Marco ATTIA, Wyman ZHUANG
DOI Number: 10.60853/a3vy-er39
Conference number: HiSST-2024-00371
Carbon/Carbon composites are currently the material of choice for use on advanced thermal protection systems for high speed flight vehicles due to their excellent thermophysical properties and high specific stiffness and strength in hypersonic flight operational environments. The ultra-high thermophysical properties of carbon/carbon are essential for design purposes, especially where limited data exists for the temperature range of interest. To address this need, the thermophysical properties of a nominated high density carbon/carbon material were characterized.
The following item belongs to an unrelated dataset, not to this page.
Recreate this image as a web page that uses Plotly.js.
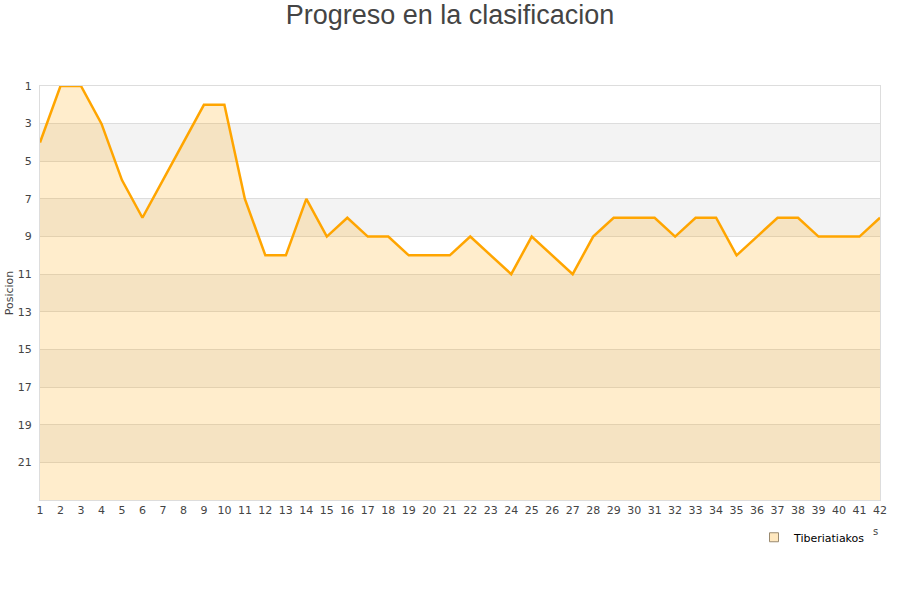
<!DOCTYPE html>
<html>
<head>
<meta charset="utf-8">
<script src="https://cdn.plot.ly/plotly-3.0.1.min.js"></script>
<style>html,body{margin:0;padding:0;background:#fff;}#chart{width:900px;height:600px;}</style>
</head>
<body>
<div id="chart"></div>
<script>
const jornadas = [1,2,3,4,5,6,7,8,9,10,11,12,13,14,15,16,17,18,19,20,21,22,23,24,25,26,27,28,29,30,31,32,33,34,35,36,37,38,39,40,41,42];
const posiciones = [4,1,1,3,6,8,6,4,2,2,7,10,10,7,9,8,9,9,10,10,10,9,10,11,9,10,11,9,8,8,8,9,8,8,10,9,8,8,9,9,9,8];
const equipo = "Tiberiatiakos";
const yTicks = [1,3,5,7,9,11,13,15,17,19,21];
const bandStarts = [3,7,11,15,19];
const ultimaPosicion = 23;

const baseline = jornadas.map(() => ultimaPosicion);

const shapes = bandStarts.map(s => ({
  type: 'rect', xref: 'paper', yref: 'y', x0: 0, x1: 1, y0: s, y1: s + 2,
  fillcolor: '#f3f3f3', line: {width: 0}, layer: 'below'
}));

const traces = [
  {x: jornadas, y: baseline, mode: 'lines', line: {width: 0, color: 'rgba(0,0,0,0)'}, showlegend: false, hoverinfo: 'skip'},
  {x: jornadas, y: posiciones, mode: 'lines', fill: 'tonexty', fillcolor: 'rgba(255,165,0,0.2)',
   line: {color: '#ffa500', width: 2.5}, showlegend: false, name: equipo},
  {x: [null], y: [null], mode: 'markers', name: equipo,
   marker: {symbol: 'square', size: 9, color: 'rgba(255,165,0,0.25)', line: {color: '#9a8a70', width: 1}}}
];

const layout = {
  width: 900, height: 600,
  margin: {l: 40, r: 20, t: 86, b: 100},
  paper_bgcolor: '#fff', plot_bgcolor: '#fff',
  font: {family: 'DejaVu Sans', color: '#444', size: 11},
  title: {text: 'Progreso en la clasificacion', x: 0.5, xanchor: 'center', y: 0.992, yanchor: 'top',
          font: {family: 'Liberation Sans', size: 27, color: '#444'}},
  xaxis: {range: [1, 42], tickmode: 'array', tickvals: jornadas, ticktext: jornadas.map(String),
          showgrid: false, zeroline: false, showline: true, mirror: true, linecolor: '#dddddd', linewidth: 1,
          ticks: '', tickfont: {size: 11, color: '#444'}, fixedrange: true},
  yaxis: {range: [ultimaPosicion, 1], tickmode: 'array', tickvals: yTicks, ticktext: yTicks.map(String),
          showgrid: true, gridcolor: '#dddddd', gridwidth: 1, zeroline: false, showline: true, mirror: true,
          linecolor: '#dddddd', linewidth: 1, ticks: '', ticklabelstandoff: 5, tickfont: {size: 11, color: '#444'},
          title: {text: 'Posicion', font: {size: 11, color: '#444'}, standoff: 1}, fixedrange: true},
  shapes: shapes,
  annotations: [{text: 's', xref: 'paper', yref: 'paper', x: (875 - 40) / 840, y: (500 - 531) / 414,
                 xanchor: 'center', yanchor: 'middle', showarrow: false, font: {size: 10, color: '#444'}}],
  showlegend: true,
  legend: {x: 0.85, xanchor: 'left', y: -0.09, yanchor: 'middle', bgcolor: 'rgba(255,255,255,0)',
           font: {size: 11, color: '#000'}, itemwidth: 30}
};

Plotly.newPlot('chart', traces, layout, {displayModeBar: false, staticPlot: true});
</script>
</body>
</html>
Properties such as specific heat, thermal diffusivity, thermal expansion and thermal conductivity for the material in all three material orientations (x,y,z) were investigated between ambient temperature to 2600°C. The thermophysical assessment of the carbon/carbon composite is provided in two parts, the first set of thermal properties were determined for the material in its untreated state (no heat treatment), and the second set demonstrates the effect of heat treatment on the thermal properties. The Coefficient of thermal expansion (CTE), diffusivity as well as conductivity of the composite exhibit a distinctive shift in the material properties in the temperature range of 1300-1500°C. Subsequent thermal analyses beyond that temperature range is markedly different and therefore suggestive of the thermophysical properties which are to be expected should the composite be subjected to heat treatment. The microstructures changes of the carbon/carbon pre- and post-heat treatment were also examined by scanning electron microscopy/energy dispersive X-ray spectroscopy as well as optical microscopy. The findings are useful to assess the performances of the carbon/carbon composite in extremely high temperature conditions for the potential applications of hypersonic vehicle structure and components.